The query ran clean, but the dataset felt wrong. A missing field. A gap in the table. You needed one more piece of data to make the call. That’s when you add a new column.
In SQL, a new column changes the schema. In production, it changes the rules. It can be simple or dangerous, depending on how you do it. For relational databases—PostgreSQL, MySQL, MariaDB—the command is fast to type:
ALTER TABLE users ADD COLUMN last_login TIMESTAMP;
But adding a new column goes beyond syntax. You decide type, nullability, default values, indexing, constraints. Each has a cost. Get one wrong, and you add complexity that follows your system for years.
Before you create a new column:
- Define purpose clearly. Know why it exists.
- Choose the smallest possible data type. Smaller data means faster queries.
- Set defaults when safe.
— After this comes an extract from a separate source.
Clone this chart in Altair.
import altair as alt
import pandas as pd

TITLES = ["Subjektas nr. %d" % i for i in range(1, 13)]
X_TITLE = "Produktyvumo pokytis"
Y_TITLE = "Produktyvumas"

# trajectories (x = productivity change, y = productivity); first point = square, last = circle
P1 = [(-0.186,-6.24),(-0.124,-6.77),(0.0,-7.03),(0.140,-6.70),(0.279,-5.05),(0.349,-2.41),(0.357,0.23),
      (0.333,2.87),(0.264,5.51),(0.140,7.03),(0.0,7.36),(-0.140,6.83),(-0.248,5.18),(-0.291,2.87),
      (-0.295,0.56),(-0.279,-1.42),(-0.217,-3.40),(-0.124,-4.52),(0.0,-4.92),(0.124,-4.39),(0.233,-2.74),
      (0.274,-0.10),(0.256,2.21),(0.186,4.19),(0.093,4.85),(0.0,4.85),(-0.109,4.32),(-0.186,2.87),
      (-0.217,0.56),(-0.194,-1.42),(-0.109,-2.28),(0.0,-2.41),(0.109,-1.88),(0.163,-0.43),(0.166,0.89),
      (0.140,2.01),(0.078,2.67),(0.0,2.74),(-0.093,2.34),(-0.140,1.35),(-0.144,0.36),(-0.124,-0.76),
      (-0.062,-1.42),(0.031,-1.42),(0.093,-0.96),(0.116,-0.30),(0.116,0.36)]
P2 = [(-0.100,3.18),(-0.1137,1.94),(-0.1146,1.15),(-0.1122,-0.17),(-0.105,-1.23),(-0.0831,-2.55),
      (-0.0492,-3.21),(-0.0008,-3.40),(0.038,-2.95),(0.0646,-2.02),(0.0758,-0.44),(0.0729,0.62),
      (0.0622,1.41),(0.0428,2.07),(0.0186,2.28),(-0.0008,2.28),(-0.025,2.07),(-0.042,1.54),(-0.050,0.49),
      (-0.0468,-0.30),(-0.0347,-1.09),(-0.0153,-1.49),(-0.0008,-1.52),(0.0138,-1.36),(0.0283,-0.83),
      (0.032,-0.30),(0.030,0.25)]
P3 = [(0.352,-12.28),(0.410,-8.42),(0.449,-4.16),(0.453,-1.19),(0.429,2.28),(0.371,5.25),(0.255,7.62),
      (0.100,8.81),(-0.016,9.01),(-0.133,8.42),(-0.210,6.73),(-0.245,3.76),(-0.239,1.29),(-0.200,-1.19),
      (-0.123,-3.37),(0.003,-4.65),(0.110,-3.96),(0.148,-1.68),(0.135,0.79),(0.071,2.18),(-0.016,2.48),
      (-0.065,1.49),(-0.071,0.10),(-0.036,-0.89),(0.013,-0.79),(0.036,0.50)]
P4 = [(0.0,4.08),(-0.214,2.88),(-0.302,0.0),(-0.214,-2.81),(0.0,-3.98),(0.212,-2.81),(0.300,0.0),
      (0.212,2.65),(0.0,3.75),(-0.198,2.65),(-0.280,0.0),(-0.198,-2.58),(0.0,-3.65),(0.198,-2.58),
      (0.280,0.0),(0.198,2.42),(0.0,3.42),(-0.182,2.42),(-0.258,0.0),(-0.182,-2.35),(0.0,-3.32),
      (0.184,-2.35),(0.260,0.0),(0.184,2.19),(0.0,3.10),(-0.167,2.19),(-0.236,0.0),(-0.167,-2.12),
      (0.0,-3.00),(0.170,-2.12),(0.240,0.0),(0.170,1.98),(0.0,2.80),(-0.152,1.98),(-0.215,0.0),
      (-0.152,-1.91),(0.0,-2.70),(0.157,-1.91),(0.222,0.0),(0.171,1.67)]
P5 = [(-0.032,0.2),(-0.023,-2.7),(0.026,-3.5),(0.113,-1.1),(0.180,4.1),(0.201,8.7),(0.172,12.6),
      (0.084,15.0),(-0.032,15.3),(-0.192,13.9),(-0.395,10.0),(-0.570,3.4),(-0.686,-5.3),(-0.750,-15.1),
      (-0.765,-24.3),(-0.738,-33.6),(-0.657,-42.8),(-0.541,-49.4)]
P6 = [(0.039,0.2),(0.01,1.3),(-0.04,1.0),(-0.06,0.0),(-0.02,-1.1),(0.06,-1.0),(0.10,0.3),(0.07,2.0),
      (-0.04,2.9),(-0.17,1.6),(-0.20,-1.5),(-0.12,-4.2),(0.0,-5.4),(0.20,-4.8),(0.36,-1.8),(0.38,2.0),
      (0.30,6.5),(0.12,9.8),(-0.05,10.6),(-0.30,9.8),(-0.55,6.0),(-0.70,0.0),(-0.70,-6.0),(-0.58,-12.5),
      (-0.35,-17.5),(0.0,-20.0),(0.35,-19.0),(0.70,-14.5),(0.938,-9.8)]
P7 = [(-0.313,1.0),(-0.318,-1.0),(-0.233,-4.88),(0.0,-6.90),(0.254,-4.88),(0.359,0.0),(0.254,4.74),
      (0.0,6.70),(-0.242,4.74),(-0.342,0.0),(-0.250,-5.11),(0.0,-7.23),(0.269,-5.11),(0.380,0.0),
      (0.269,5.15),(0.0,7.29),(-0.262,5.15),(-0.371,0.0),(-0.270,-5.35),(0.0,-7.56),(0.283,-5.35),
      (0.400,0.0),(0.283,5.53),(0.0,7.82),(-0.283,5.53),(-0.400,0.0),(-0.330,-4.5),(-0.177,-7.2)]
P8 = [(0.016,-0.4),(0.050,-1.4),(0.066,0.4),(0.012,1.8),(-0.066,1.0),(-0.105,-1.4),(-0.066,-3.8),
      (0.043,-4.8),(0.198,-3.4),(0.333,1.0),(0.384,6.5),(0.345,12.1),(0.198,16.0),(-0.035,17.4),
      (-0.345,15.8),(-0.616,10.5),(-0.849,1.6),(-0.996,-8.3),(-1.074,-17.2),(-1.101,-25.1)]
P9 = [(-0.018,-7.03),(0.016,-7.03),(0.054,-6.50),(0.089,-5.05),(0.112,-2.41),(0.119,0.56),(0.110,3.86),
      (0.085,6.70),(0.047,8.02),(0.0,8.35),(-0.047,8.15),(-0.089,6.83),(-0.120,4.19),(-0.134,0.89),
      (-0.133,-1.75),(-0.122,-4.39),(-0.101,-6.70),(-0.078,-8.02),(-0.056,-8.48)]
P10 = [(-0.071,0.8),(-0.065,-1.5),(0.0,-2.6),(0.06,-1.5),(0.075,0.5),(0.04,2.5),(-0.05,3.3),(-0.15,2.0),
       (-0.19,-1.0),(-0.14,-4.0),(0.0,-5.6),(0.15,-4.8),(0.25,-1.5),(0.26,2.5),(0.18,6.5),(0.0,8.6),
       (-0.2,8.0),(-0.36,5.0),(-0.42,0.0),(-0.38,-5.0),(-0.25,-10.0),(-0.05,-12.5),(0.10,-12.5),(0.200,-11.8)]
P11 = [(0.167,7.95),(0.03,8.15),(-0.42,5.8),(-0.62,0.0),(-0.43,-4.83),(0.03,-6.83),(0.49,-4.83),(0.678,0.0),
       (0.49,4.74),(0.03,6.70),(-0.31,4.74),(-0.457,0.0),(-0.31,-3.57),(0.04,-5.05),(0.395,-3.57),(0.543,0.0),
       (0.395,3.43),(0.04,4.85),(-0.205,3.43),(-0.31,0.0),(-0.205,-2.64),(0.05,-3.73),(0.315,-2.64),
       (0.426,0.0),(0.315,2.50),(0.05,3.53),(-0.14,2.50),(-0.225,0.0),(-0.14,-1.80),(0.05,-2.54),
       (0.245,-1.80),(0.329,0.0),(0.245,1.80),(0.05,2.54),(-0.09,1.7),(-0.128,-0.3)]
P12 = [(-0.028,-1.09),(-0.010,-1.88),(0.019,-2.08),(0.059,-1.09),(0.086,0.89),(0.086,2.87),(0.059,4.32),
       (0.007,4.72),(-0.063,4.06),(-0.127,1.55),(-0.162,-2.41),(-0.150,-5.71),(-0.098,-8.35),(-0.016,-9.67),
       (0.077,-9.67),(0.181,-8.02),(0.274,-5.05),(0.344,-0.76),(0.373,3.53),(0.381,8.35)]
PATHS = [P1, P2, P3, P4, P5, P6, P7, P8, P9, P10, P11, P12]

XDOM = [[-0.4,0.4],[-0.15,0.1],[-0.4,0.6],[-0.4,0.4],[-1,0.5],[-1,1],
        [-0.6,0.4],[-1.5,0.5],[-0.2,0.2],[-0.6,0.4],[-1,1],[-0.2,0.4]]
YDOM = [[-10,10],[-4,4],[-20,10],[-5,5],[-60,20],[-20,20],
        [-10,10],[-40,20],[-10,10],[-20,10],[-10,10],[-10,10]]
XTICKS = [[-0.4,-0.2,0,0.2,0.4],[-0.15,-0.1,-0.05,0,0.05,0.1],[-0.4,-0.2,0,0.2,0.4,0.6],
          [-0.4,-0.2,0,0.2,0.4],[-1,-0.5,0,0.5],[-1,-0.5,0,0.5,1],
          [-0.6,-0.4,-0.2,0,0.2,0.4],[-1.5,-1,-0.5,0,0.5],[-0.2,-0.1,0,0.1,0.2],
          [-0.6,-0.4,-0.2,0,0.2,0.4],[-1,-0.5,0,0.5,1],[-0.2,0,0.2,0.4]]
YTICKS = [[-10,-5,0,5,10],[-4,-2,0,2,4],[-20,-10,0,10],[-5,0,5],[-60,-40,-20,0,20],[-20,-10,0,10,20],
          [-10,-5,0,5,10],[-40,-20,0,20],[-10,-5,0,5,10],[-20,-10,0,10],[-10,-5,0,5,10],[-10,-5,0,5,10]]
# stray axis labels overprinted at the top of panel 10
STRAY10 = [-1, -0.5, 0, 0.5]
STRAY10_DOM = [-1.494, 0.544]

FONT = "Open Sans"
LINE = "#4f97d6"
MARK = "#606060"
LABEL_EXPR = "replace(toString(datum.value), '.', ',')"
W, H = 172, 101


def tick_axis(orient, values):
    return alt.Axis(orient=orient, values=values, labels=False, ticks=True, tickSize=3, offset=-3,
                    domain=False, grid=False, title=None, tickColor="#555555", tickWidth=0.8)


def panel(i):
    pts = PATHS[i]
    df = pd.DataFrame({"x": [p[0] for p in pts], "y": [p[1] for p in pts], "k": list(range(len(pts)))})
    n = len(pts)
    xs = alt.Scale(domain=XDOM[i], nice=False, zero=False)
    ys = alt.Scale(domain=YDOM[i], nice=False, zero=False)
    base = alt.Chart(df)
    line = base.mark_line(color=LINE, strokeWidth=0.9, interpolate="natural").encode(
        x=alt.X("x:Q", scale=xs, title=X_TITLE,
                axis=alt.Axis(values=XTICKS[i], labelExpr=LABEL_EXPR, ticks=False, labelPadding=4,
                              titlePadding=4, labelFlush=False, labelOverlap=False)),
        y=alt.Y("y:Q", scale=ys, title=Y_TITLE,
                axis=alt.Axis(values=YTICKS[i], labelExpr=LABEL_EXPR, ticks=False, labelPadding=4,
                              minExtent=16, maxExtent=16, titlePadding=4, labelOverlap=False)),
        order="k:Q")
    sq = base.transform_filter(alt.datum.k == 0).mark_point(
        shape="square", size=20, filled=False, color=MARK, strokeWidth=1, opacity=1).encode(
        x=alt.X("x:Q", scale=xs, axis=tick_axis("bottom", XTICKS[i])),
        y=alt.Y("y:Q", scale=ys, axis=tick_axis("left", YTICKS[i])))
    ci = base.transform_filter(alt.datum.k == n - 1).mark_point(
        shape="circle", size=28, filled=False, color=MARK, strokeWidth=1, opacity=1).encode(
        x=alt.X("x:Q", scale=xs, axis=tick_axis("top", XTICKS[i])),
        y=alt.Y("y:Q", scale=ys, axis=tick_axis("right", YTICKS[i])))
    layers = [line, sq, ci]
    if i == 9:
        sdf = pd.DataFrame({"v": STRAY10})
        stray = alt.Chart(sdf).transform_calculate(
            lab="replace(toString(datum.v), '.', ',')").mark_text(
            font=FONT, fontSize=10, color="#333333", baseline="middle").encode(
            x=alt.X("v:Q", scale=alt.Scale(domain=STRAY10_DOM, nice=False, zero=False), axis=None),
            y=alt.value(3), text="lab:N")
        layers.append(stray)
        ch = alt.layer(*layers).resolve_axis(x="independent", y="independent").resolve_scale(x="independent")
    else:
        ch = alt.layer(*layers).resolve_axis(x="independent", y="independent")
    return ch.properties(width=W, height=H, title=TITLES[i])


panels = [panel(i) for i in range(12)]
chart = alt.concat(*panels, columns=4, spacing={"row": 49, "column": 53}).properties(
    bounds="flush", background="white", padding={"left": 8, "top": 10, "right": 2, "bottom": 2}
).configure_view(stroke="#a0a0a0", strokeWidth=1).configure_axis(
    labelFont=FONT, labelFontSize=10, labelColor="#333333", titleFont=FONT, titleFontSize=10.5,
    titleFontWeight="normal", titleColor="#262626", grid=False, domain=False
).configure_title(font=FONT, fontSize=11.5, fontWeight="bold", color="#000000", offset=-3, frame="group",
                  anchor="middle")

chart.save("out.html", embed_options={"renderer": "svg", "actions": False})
Avoid unexpected
NULL values. - Test on a copy of production data. Schema changes can lock tables at scale.
- Update application code immediately. Keep schema and logic consistent.
Modern workflows often use migrations to add new columns. Tools like Liquibase, Flyway, and Prisma apply changes in controlled steps. Version your schema alongside your app. It reduces risk in distributed teams.
For analytics, adding a new column can unlock deeper queries. For transactional systems, it must follow the performance budget. Always measure impact on query execution plans. Examine indexes. Monitor load before and after.
A well-designed new column is invisible in use. The wrong one becomes a permanent scar in your data model. Treat it like any other core change: commit deliberately, document fully, and deploy with care.